- **Requirement**
Print nothing but the lines from the start of the listing below through the line that contains "import matplotlib.pyplot as plt". Do not include the pictures.

-- begin --

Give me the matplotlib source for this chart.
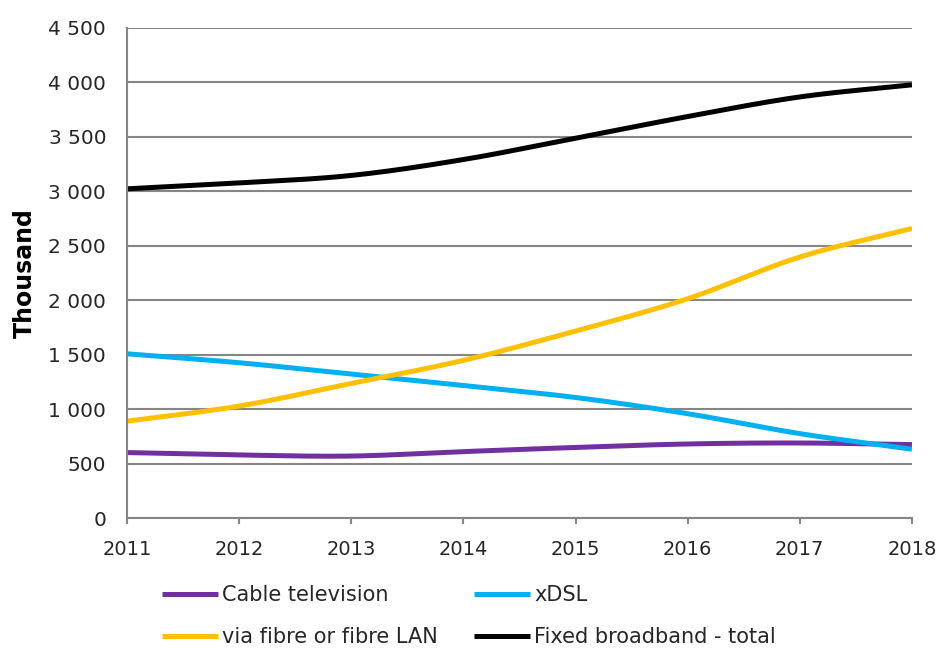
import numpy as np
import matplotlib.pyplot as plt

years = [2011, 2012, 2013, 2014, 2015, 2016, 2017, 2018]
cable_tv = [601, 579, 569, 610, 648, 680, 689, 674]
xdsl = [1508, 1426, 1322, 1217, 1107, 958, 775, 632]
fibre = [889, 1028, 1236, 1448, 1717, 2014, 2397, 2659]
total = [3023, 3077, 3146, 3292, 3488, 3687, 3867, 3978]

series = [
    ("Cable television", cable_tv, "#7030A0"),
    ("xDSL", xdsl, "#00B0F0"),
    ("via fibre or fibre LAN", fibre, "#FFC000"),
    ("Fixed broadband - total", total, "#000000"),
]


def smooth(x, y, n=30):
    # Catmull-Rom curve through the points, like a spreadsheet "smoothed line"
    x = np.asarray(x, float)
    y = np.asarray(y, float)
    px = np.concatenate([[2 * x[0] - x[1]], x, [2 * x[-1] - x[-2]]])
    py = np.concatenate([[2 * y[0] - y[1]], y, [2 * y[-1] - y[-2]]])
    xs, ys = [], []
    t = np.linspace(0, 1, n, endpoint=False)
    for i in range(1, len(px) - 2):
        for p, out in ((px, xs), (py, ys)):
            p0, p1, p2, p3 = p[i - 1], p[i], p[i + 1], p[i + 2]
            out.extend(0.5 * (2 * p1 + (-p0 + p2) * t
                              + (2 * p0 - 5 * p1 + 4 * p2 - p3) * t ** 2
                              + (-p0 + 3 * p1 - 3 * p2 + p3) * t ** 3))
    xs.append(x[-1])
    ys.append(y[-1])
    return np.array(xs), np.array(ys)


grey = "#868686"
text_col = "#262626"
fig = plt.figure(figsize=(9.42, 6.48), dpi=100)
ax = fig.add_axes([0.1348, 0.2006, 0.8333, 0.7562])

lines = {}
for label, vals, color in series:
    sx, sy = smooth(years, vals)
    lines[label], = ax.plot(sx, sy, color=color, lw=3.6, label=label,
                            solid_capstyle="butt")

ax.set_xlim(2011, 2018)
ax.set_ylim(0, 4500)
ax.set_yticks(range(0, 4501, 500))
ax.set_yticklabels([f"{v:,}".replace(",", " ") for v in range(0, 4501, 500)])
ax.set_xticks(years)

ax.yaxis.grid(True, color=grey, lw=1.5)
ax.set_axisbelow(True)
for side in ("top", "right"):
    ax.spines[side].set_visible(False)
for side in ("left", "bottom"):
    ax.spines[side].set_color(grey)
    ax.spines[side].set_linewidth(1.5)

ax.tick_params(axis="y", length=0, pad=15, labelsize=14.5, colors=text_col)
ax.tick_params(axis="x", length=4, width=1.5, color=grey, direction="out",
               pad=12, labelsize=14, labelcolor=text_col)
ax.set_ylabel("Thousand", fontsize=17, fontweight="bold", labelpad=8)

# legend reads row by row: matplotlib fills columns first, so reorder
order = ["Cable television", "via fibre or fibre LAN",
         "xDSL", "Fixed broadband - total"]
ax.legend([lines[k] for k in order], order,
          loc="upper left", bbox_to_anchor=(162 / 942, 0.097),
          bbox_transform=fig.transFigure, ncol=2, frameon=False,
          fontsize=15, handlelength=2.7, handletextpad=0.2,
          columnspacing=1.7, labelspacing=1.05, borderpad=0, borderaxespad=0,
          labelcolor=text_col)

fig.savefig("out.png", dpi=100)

-- end --

- **The response**
Give me the matplotlib source for this chart.
import numpy as np
import matplotlib.pyplot as plt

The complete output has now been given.